TASK DETAILS: Reproduce the lines exactly, beginning with the line that has "Output the Python" and ending with the line that has "from matplotlib.patches import Patch". Images are left out.

ENTRIES PROVIDED:
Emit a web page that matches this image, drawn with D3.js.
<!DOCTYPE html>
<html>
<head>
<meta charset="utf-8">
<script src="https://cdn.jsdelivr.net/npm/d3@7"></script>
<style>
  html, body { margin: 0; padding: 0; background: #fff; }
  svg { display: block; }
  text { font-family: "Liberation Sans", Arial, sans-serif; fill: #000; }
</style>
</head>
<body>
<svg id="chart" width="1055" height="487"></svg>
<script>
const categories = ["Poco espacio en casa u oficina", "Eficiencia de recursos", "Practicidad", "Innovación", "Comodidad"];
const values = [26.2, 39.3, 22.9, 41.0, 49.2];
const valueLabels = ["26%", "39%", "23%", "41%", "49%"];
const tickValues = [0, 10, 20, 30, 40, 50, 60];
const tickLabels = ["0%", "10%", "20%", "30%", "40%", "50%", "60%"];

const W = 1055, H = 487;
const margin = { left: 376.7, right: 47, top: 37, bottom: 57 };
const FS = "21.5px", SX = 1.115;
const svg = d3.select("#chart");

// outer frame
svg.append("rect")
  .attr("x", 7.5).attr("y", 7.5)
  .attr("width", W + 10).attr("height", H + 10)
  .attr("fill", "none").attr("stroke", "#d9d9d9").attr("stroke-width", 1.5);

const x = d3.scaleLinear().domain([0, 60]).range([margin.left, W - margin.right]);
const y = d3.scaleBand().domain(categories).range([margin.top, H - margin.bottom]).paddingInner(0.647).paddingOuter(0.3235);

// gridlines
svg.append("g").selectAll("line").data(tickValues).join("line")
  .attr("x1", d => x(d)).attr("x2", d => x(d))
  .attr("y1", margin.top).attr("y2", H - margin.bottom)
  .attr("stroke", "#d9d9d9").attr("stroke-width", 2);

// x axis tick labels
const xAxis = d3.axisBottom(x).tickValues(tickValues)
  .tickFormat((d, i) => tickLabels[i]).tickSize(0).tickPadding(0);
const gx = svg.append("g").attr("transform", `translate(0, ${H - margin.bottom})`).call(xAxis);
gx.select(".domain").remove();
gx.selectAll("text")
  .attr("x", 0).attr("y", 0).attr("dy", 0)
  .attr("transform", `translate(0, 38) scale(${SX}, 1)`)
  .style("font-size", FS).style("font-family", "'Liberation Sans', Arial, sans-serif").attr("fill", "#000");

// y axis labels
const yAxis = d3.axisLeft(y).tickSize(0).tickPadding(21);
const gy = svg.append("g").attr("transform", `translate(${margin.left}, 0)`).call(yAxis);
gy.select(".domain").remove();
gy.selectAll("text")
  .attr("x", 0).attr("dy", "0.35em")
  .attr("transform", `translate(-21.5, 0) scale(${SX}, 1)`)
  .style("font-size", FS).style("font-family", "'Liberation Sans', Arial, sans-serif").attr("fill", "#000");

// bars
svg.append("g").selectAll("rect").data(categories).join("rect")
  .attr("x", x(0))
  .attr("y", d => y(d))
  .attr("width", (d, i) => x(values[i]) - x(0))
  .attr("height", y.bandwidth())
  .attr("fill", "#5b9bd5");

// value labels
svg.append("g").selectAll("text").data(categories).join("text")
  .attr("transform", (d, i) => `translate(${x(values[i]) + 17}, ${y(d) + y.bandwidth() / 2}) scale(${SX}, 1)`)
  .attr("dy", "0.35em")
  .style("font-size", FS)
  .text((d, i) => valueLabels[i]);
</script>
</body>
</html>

* * *

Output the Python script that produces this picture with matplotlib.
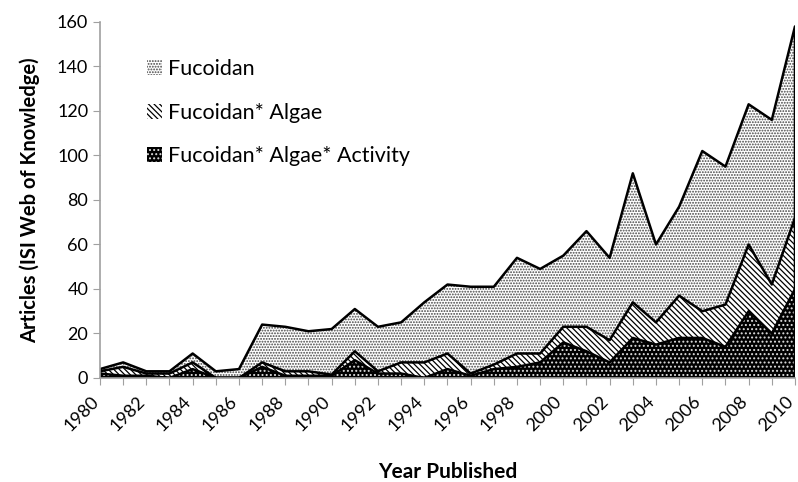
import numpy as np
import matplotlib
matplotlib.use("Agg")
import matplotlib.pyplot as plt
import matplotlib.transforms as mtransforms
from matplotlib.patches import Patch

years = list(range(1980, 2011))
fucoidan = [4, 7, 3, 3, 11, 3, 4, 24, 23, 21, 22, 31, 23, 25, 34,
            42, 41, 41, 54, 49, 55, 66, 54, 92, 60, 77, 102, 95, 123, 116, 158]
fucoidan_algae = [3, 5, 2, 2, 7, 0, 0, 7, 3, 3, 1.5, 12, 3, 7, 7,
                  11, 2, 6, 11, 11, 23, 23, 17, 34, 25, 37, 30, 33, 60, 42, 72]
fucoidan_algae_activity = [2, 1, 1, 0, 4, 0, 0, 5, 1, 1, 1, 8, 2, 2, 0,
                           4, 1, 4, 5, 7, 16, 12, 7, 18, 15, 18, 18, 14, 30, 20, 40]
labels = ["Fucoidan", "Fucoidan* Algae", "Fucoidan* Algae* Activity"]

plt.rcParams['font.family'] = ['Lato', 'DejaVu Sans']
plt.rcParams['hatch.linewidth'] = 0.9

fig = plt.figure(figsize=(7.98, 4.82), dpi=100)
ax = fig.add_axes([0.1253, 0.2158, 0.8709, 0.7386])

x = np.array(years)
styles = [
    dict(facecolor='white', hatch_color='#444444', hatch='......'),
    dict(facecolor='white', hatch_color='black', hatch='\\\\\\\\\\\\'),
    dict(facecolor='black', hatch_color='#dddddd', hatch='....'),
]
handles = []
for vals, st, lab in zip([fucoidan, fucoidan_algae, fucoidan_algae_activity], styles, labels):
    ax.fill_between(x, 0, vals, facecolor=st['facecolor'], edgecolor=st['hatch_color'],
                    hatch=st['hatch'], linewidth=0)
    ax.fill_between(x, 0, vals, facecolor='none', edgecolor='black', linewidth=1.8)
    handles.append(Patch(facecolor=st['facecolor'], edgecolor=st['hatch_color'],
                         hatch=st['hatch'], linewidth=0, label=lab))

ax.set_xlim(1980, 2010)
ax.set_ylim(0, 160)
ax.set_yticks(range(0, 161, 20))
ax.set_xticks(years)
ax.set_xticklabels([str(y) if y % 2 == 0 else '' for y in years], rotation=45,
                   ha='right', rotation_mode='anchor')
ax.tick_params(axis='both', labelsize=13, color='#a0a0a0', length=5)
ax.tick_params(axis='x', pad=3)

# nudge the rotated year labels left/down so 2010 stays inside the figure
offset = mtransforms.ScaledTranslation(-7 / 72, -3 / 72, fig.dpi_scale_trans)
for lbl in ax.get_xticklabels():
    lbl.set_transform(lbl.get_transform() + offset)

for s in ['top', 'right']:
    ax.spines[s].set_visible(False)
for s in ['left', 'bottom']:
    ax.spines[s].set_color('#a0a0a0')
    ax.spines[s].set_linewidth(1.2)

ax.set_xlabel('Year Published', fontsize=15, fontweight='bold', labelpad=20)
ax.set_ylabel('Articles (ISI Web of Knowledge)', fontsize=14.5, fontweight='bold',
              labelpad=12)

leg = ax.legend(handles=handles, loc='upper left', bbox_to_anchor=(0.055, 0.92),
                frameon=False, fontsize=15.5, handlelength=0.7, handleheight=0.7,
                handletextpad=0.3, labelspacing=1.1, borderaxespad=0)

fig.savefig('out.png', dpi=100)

EXERCISE RESPONSE:
Output the Python script that produces this picture with matplotlib.
import numpy as np
import matplotlib
matplotlib.use("Agg")
import matplotlib.pyplot as plt
import matplotlib.transforms as mtransforms
from matplotlib.patches import Patch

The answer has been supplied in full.